René Brunet a mis en pratique ces paroles comme son fils Philippe l’a bien expliqué lors des funérailles de son père : « L’exemple de Papa nous enseigne qu’ “ on ne va pas au Ciel dans un lit de plume ”, comme dit saint Thomas More. En effet, outre son engagement au service de l’Église et de la France, il a encore mené un rude combat contre la maladie : pendant plus d’un demi-siècle, il a dû faire face à la lente et douloureuse dégradation de sa santé, allant d’opérations en traitements lourds. Soutenu, par la présence et les soins attentifs de sa fidèle et valeureuse Lucile, dont l’abnégation n’a jamais faibli. Il a parcouru les étapes d’un long chemin de croix consenti, son chapelet à la main, jusqu’à son dernier jour, sous le regard de Notre-Dame de Fatima qu’il avait au pied de son lit d’hôpital. Comme les petits voyants de Fatima à qui la Sainte Vierge demanda lors de son apparition du 13 mai 1917 : “ Voulez-vous vous offrir à Dieu pour supporter toutes les souffrances qu’Il voudra vous envoyer, en acte de réparation pour les péchés par lesquels Il est offensé, et de supplication pour la conversion des pécheurs ? ” Il a répondu : oui. »

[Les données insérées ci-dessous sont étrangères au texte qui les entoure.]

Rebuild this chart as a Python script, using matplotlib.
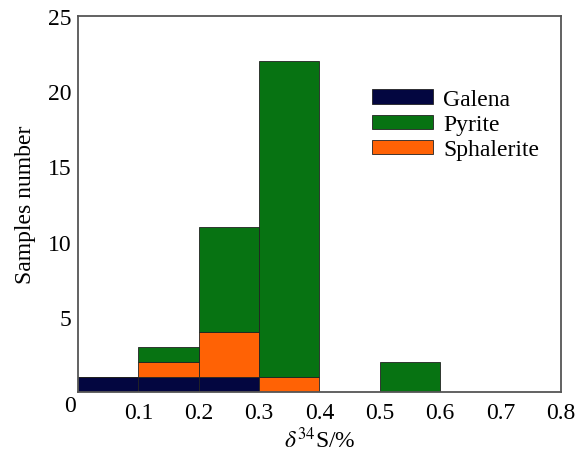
import numpy as np
import matplotlib.pyplot as plt

plt.rcParams['font.family'] = ['Liberation Serif', 'DejaVu Serif']
plt.rcParams['mathtext.fontset'] = 'stix'

bins = [0.0, 0.1, 0.2, 0.3, 0.4, 0.5]
galena = [1, 1, 1, 0, 0, 0]
sphalerite = [0, 1, 3, 1, 0, 0]
pyrite = [0, 1, 7, 21, 0, 2]
xticks = [0.1, 0.2, 0.3, 0.4, 0.5, 0.6, 0.7, 0.8]
yticks = [5, 10, 15, 20, 25]

c_gal = '#030640'
c_pyr = '#077312'
c_sph = '#ff6205'

fs = 17
fig = plt.figure(figsize=(5.83, 4.52), dpi=100)
ax = fig.add_axes([0.134, 0.1305, 0.828, 0.832])

b = np.array(bins)
g = np.array(galena)
s = np.array(sphalerite)
p = np.array(pyrite)
w = 0.1
kw = dict(width=w, align='edge', edgecolor='#222222', linewidth=0.6)
h1 = ax.bar(b, g, color=c_gal, **kw)
h3 = ax.bar(b, s, bottom=g, color=c_sph, **kw)
h2 = ax.bar(b, p, bottom=g + s, color=c_pyr, **kw)

ax.set_xlim(0, 0.8)
ax.set_ylim(0, 25)
ax.set_xticks(xticks)
ax.set_xticklabels([f'{t:.1f}' for t in xticks])
ax.set_yticks(yticks)
ax.tick_params(length=0, labelsize=fs)
ax.tick_params(axis='x', pad=7)
ax.tick_params(axis='y', pad=5)
ax.text(-0.017, -0.035, '0', transform=ax.transAxes, ha='center', va='center', fontsize=fs)

for sp in ax.spines.values():
    sp.set_color('#555555')
    sp.set_linewidth(1.3)

ax.set_ylabel('Samples number', fontsize=fs, labelpad=8)
ax.set_xlabel(r'$\delta^{34}$S/%', fontsize=fs, labelpad=3)

ax.legend([h1, h2, h3], ['Galena', 'Pyrite', 'Sphalerite'], frameon=False,
          fontsize=fs, loc='upper left', bbox_to_anchor=(0.6087, 0.806),
          borderpad=0, borderaxespad=0,
          handlelength=2.6, handleheight=0.55, labelspacing=0.18, handletextpad=0.42)

fig.savefig('out.png', dpi=100)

Et notre jeune frère Alexis, dans le sillage de notre frère Jean-Évangéliste, faisant écho à son oncle Philippe au moment de porter en terre, dans l’attente de sa résurrection, la dépouille de son grand-père, de répondre – au moins de désir... – au nom de tous ses grands frères, sœur et cousins : « Si nous avons la Foi, c’est grâce à Pagan. C’est le meilleur héritage qu’il nous a laissé. S’il l’a gardée toute sa vie, c’était parce que c’était une Foi ardente, réfléchie et solide. À l’école de l’abbé de Nantes, Pagan était “ à fond ” dans tous les domaines : en philo, en Histoire, sur l’actualité... Tous les mois il lisait la CRC et l’annotait.
« Dès lors, Pagan dans tous les aspects de sa vie est devenu un fidèle chrétien : fidèle à Magan, fidèle à son devoir d’état dans l’entreprise qu’il dirigeait, fidèle à la récitation quotidienne de son chapelet, pardonnant aux offenses mais ferme dans ses convictions, patient dans les souffrances de sa longue maladie, patient envers tous ses petits-enfants... pas toujours faciles... Il a choisi la voie étroite de la vertu... Pagan nous voulons te suivre ! »
frère Pierre-Julien de la Divine Marie.